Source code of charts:

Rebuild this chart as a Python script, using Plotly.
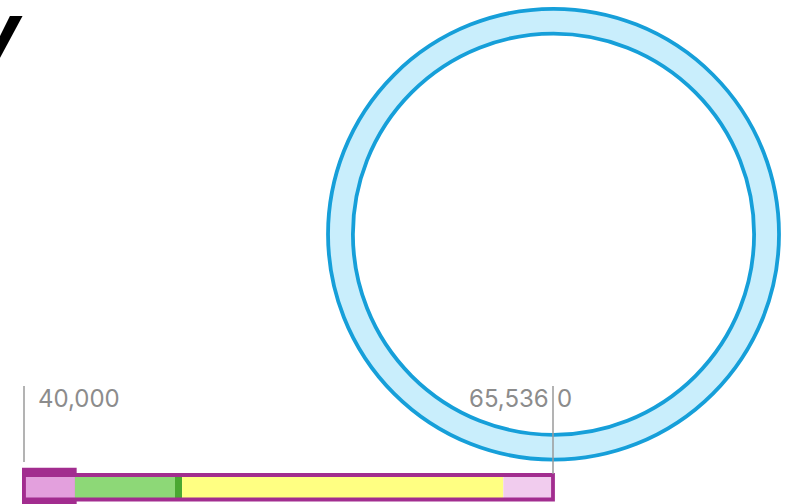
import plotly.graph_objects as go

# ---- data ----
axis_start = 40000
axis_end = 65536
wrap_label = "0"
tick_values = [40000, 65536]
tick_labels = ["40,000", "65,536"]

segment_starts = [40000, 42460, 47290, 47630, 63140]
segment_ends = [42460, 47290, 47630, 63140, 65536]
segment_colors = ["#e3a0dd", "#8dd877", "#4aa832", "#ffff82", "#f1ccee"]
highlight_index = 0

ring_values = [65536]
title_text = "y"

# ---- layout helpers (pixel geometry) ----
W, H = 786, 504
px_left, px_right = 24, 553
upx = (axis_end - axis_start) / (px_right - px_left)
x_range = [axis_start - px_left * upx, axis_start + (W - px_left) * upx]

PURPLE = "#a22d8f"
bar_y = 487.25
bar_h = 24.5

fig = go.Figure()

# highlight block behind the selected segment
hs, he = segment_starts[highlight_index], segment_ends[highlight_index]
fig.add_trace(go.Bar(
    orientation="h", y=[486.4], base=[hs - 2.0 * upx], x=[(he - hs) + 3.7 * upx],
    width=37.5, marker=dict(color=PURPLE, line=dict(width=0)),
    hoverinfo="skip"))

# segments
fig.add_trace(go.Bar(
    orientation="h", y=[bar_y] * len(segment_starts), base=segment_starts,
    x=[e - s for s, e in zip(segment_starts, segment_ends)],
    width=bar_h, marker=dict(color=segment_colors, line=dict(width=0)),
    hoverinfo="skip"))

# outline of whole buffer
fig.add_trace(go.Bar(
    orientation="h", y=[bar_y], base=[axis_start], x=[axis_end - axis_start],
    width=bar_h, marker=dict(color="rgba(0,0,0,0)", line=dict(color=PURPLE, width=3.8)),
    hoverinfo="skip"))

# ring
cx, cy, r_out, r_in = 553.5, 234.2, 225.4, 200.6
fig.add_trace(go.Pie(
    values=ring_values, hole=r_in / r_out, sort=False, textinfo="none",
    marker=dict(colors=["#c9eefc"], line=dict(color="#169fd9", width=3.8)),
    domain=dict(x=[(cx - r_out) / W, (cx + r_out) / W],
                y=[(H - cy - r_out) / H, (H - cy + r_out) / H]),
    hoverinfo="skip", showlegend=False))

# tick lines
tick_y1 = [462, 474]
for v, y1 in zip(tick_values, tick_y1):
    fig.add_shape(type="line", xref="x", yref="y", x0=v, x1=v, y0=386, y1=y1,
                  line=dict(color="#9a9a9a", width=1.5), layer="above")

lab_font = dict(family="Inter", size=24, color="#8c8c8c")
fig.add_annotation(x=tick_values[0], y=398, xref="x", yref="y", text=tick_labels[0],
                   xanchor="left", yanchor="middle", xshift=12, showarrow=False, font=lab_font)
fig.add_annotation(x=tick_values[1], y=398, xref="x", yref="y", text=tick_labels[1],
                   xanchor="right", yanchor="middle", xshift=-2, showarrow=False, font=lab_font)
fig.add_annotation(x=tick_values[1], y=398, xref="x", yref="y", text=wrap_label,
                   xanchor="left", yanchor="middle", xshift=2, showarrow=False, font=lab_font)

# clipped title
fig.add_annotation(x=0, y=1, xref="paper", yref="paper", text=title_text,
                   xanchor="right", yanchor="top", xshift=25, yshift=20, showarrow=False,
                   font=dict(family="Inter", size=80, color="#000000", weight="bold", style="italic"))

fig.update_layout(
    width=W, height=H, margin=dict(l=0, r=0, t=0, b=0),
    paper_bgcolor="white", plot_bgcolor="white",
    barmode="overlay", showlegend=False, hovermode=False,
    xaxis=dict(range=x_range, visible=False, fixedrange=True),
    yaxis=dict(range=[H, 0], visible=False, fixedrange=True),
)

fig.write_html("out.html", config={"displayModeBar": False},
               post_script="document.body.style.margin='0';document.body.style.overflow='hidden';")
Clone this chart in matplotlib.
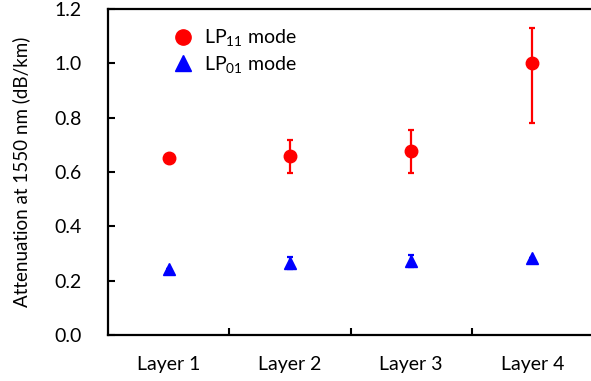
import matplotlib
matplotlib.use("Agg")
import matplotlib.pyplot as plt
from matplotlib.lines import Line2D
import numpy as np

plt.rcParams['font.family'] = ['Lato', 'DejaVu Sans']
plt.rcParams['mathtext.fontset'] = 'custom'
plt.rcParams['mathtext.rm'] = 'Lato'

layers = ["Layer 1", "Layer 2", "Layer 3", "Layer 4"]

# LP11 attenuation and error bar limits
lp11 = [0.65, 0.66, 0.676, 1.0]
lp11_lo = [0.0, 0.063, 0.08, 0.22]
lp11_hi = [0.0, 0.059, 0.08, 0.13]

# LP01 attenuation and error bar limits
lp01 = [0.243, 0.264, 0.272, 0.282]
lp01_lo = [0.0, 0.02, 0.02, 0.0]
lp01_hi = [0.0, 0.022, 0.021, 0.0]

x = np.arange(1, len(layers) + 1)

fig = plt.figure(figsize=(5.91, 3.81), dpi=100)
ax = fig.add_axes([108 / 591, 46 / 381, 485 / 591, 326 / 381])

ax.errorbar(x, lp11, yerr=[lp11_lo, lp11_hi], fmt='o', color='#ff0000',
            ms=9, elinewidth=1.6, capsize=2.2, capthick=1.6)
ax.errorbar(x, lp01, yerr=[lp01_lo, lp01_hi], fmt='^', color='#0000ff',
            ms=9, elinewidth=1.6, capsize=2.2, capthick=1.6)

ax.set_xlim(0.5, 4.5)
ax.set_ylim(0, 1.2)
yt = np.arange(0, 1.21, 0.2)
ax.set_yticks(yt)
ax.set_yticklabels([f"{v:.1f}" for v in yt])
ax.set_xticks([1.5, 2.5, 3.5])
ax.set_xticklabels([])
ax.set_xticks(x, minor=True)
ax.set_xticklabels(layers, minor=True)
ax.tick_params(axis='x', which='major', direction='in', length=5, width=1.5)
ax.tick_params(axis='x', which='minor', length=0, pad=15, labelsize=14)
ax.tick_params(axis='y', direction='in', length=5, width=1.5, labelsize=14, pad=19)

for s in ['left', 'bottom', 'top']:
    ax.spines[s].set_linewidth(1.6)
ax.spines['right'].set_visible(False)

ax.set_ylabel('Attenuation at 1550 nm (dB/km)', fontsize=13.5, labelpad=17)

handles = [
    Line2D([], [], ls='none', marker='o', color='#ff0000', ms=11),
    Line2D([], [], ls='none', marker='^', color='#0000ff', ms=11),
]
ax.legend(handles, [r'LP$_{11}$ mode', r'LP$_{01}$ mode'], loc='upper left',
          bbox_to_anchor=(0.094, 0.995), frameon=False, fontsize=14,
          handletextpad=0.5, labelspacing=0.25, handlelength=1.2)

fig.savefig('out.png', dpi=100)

_YOUR INSTRUCTIONS_
Return exactly the lines from the one with "Clone this chart in matplotlib." to the one with "lp11_hi = [0.0, 0.059, 0.08, 0.13]", both ends kept, and only those. Images are left out.

_SOLUTION TO THIS TASK_
Clone this chart in matplotlib.
import matplotlib
matplotlib.use("Agg")
import matplotlib.pyplot as plt
from matplotlib.lines import Line2D
import numpy as np

plt.rcParams['font.family'] = ['Lato', 'DejaVu Sans']
plt.rcParams['mathtext.fontset'] = 'custom'
plt.rcParams['mathtext.rm'] = 'Lato'

layers = ["Layer 1", "Layer 2", "Layer 3", "Layer 4"]

# LP11 attenuation and error bar limits
lp11 = [0.65, 0.66, 0.676, 1.0]
lp11_lo = [0.0, 0.063, 0.08, 0.22]
lp11_hi = [0.0, 0.059, 0.08, 0.13]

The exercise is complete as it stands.